━━━ STORED DATA

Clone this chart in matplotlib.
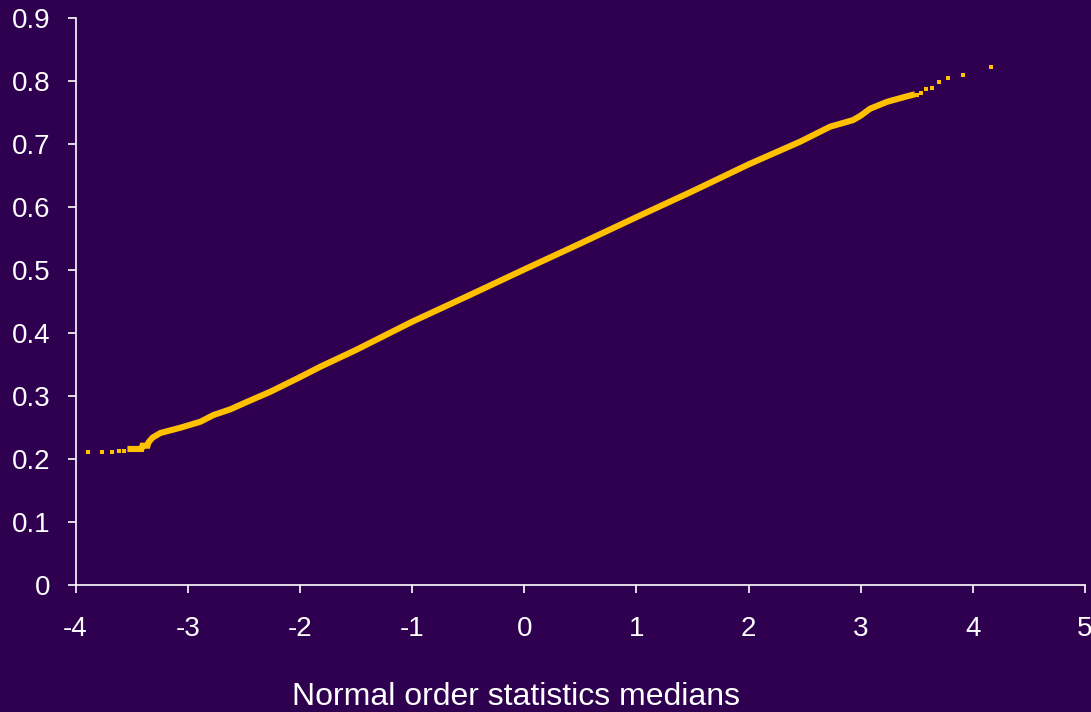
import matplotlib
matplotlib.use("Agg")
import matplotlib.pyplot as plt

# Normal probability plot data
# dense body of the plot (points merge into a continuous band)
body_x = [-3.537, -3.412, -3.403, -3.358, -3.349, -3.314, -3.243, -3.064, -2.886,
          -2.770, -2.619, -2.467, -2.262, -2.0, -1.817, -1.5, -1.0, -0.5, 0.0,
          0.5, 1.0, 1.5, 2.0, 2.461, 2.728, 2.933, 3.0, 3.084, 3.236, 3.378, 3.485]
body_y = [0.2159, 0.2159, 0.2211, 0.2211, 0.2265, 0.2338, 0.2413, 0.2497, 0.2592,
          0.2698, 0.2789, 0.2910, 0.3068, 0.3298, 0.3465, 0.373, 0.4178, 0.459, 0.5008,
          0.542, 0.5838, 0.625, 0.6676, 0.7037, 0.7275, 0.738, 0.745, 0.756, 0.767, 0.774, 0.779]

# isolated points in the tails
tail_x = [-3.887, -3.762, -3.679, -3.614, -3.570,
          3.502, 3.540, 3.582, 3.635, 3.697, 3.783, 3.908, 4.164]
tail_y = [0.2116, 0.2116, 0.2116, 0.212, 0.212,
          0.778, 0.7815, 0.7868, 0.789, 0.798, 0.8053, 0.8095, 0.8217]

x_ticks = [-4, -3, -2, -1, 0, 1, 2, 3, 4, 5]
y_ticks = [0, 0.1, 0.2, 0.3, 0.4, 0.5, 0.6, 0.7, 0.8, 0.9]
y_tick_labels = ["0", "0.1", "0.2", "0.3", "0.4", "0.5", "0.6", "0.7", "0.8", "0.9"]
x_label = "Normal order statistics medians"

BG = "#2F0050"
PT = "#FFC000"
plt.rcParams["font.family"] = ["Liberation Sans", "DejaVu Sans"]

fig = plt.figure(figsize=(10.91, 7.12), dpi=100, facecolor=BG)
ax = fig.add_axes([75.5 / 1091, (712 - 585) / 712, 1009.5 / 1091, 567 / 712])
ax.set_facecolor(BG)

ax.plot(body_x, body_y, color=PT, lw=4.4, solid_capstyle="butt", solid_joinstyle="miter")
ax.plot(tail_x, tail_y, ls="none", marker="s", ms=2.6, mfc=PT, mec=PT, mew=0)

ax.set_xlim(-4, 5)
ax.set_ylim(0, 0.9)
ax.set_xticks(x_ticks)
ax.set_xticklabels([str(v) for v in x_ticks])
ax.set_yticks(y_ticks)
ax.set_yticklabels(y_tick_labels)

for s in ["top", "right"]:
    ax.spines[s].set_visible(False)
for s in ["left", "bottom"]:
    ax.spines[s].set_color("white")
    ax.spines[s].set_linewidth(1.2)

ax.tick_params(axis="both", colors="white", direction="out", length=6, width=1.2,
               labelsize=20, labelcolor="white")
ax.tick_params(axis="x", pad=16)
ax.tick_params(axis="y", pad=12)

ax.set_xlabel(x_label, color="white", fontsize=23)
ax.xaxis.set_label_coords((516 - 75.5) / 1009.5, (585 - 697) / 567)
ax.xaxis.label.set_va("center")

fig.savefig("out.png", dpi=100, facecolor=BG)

━━━━━━

Quote everything in the listing above exactly; pictures are the only thing to omit.

**SOLUTION**
Clone this chart in matplotlib.
import matplotlib
matplotlib.use("Agg")
import matplotlib.pyplot as plt

# Normal probability plot data
# dense body of the plot (points merge into a continuous band)
body_x = [-3.537, -3.412, -3.403, -3.358, -3.349, -3.314, -3.243, -3.064, -2.886,
          -2.770, -2.619, -2.467, -2.262, -2.0, -1.817, -1.5, -1.0, -0.5, 0.0,
          0.5, 1.0, 1.5, 2.0, 2.461, 2.728, 2.933, 3.0, 3.084, 3.236, 3.378, 3.485]
body_y = [0.2159, 0.2159, 0.2211, 0.2211, 0.2265, 0.2338, 0.2413, 0.2497, 0.2592,
          0.2698, 0.2789, 0.2910, 0.3068, 0.3298, 0.3465, 0.373, 0.4178, 0.459, 0.5008,
          0.542, 0.5838, 0.625, 0.6676, 0.7037, 0.7275, 0.738, 0.745, 0.756, 0.767, 0.774, 0.779]

# isolated points in the tails
tail_x = [-3.887, -3.762, -3.679, -3.614, -3.570,
          3.502, 3.540, 3.582, 3.635, 3.697, 3.783, 3.908, 4.164]
tail_y = [0.2116, 0.2116, 0.2116, 0.212, 0.212,
          0.778, 0.7815, 0.7868, 0.789, 0.798, 0.8053, 0.8095, 0.8217]

x_ticks = [-4, -3, -2, -1, 0, 1, 2, 3, 4, 5]
y_ticks = [0, 0.1, 0.2, 0.3, 0.4, 0.5, 0.6, 0.7, 0.8, 0.9]
y_tick_labels = ["0", "0.1", "0.2", "0.3", "0.4", "0.5", "0.6", "0.7", "0.8", "0.9"]
x_label = "Normal order statistics medians"

BG = "#2F0050"
PT = "#FFC000"
plt.rcParams["font.family"] = ["Liberation Sans", "DejaVu Sans"]

fig = plt.figure(figsize=(10.91, 7.12), dpi=100, facecolor=BG)
ax = fig.add_axes([75.5 / 1091, (712 - 585) / 712, 1009.5 / 1091, 567 / 712])
ax.set_facecolor(BG)

ax.plot(body_x, body_y, color=PT, lw=4.4, solid_capstyle="butt", solid_joinstyle="miter")
ax.plot(tail_x, tail_y, ls="none", marker="s", ms=2.6, mfc=PT, mec=PT, mew=0)

ax.set_xlim(-4, 5)
ax.set_ylim(0, 0.9)
ax.set_xticks(x_ticks)
ax.set_xticklabels([str(v) for v in x_ticks])
ax.set_yticks(y_ticks)
ax.set_yticklabels(y_tick_labels)

for s in ["top", "right"]:
    ax.spines[s].set_visible(False)
for s in ["left", "bottom"]:
    ax.spines[s].set_color("white")
    ax.spines[s].set_linewidth(1.2)

ax.tick_params(axis="both", colors="white", direction="out", length=6, width=1.2,
               labelsize=20, labelcolor="white")
ax.tick_params(axis="x", pad=16)
ax.tick_params(axis="y", pad=12)

ax.set_xlabel(x_label, color="white", fontsize=23)
ax.xaxis.set_label_coords((516 - 75.5) / 1009.5, (585 - 697) / 567)
ax.xaxis.label.set_va("center")

fig.savefig("out.png", dpi=100, facecolor=BG)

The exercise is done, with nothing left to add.